The bus travelled throughout the various internment sites in the BC Interior, including stops at the newly installed highway signs. The bus tour allowed for the extraordinary opportunity for the field school students to interact with the other bus tour attendees and hear first-hand stories from those who had directly experienced the internment. We also did activities in Powell Street and the Vancouver Japanese Language School & Japanese Hall before and in Steveston after the tour.

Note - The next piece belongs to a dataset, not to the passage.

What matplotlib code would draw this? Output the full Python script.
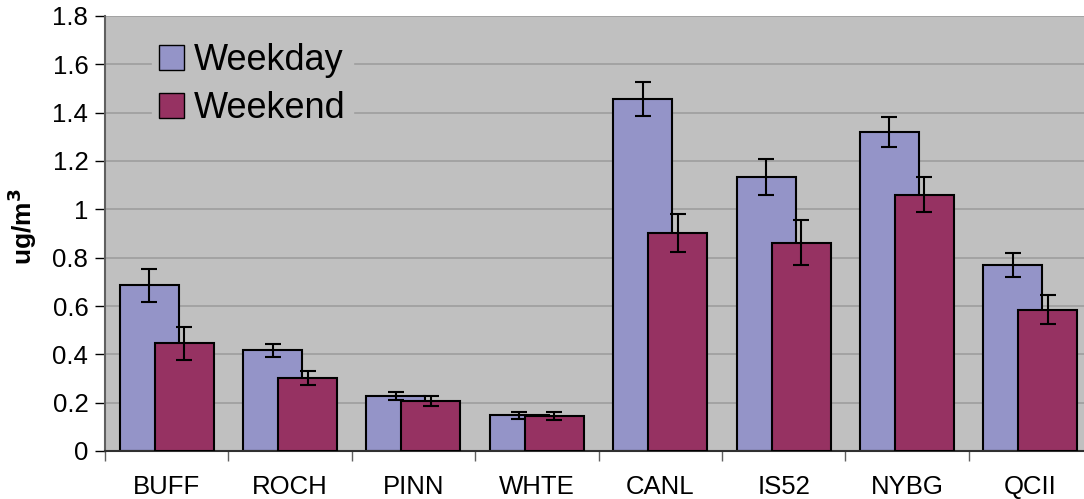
import matplotlib.pyplot as plt
import numpy as np

plt.rcParams['font.family'] = ['Liberation Sans', 'DejaVu Sans']

# data
sites = ['BUFF', 'ROCH', 'PINN', 'WHTE', 'CANL', 'IS52', 'NYBG', 'QCII']
weekday = [0.685, 0.417, 0.227, 0.148, 1.458, 1.133, 1.320, 0.770]
weekday_err = [0.070, 0.026, 0.017, 0.015, 0.070, 0.075, 0.060, 0.050]
weekend = [0.445, 0.303, 0.206, 0.146, 0.902, 0.862, 1.061, 0.585]
weekend_err = [0.068, 0.030, 0.021, 0.016, 0.077, 0.093, 0.074, 0.060]

c_wd = '#9494C8'
c_we = '#963262'

fig = plt.figure(figsize=(10.84, 4.99), dpi=100)
fig.patch.set_facecolor('white')
# plot area runs a little past the right edge of the picture
ax1 = fig.add_axes([105/1084, 48/499, 987/1084, 435/499])
ax1.set_facecolor('#C0C0C0')

x = np.arange(len(sites))
w = 0.478
off = 0.142

ax1.yaxis.grid(True, color='#A0A0A0', linewidth=1.3, zorder=0)
ax1.set_axisbelow(True)

ax1.bar(x - off, weekday, w, color=c_wd, edgecolor='black', linewidth=1.5,
        label='Weekday', zorder=2)
ax1.errorbar(x - off, weekday, yerr=weekday_err, fmt='none', ecolor='black',
             elinewidth=1.5, capsize=6, capthick=1.5, zorder=3)
ax1.bar(x + off, weekend, w, color=c_we, edgecolor='black', linewidth=1.5,
        label='Weekend', zorder=4)
ax1.errorbar(x + off, weekend, yerr=weekend_err, fmt='none', ecolor='black',
             elinewidth=1.5, capsize=6, capthick=1.5, zorder=5)

ax1.set_xlim(-0.5, len(sites) - 0.5)
ax1.set_ylim(0, 1.8)
ax1.set_yticks(np.arange(0, 1.81, 0.2))
ax1.set_yticklabels(['0', '0.2', '0.4', '0.6', '0.8', '1', '1.2', '1.4', '1.6', '1.8'])
ax1.set_xticks(x)
ax1.set_xticklabels(sites)
ax1.set_xticks(np.arange(-0.5, len(sites), 1.0), minor=True)
ax1.tick_params(axis='x', which='major', length=0, labelsize=18.5, pad=17)
ax1.tick_params(axis='x', which='minor', length=7, width=1, color='#606060')
ax1.tick_params(axis='y', length=7, width=1, labelsize=18.5, pad=5)

ax1.spines['top'].set_visible(False)
ax1.spines['right'].set_visible(False)
ax1.spines['left'].set_color('#606060')
ax1.spines['left'].set_linewidth(1.5)
ax1.spines['bottom'].set_color('#303030')
ax1.spines['bottom'].set_linewidth(1.5)

ax1.set_ylabel('ug/m$^\\mathbf{3}$', fontsize=19, fontweight='bold')
ax1.yaxis.set_label_coords(-0.067, 0.515)

leg = ax1.legend(loc='upper left', bbox_to_anchor=(0.029, 0.996), fontsize=26,
                 frameon=True, facecolor='#C0C0C0', edgecolor='#C0C0C0',
                 framealpha=1, handlelength=0.7, handleheight=0.7,
                 handletextpad=0.28, labelspacing=0.37, borderpad=0.2,
                 fancybox=False)
for h in leg.legend_handles:
    h.set_linewidth(1)

plt.savefig('out.png', dpi=100)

The bus tour was a touching way for me to reconnect with my own family’s wartime experiences in Lemon Creek and New Denver. I had visited those sites before including seven years ago with both my grandparents present. They have both passed since and this was an emotional journey for me to visit not only the sites we walked together, but also to see the bench my father and his siblings commissioned in our ancestors’ honour. We also discovered the resting place of my great-great grandfather, Takejiro Toyota, in Slocan Cemetery.
After returning from the bus tour was a week of in-class seminars and discussions. We spent each morning with a particular focus, for example, we learned about the Redress movement from Art Miki and we walked through the teaching strategies used by the Landscapes of Injustice elementary school module. In the afternoon, we had time to work on our group projects which were designed to facilitate student and teacher collaboration. Our group created a text-based, choice-driven video game made with a program called Twine that is geared towards students in grades roughly 6-8 called Into the Interior.
By the end of the course, I had been incredibly immersed in my history and felt invigorated by the experience. Learning amongst my peers who came into this course with diverse backgrounds and connections to this history was one of the most valuable outcomes and I am very grateful to have had this opportunity.
Natsuki Abe is a third year history student at the University of Victoria and a Community Research Assistant with the Landscapes of Injustice project. She is a Yonsei (fourth generation Japanese Canadian) with a mother who is Shin Issei.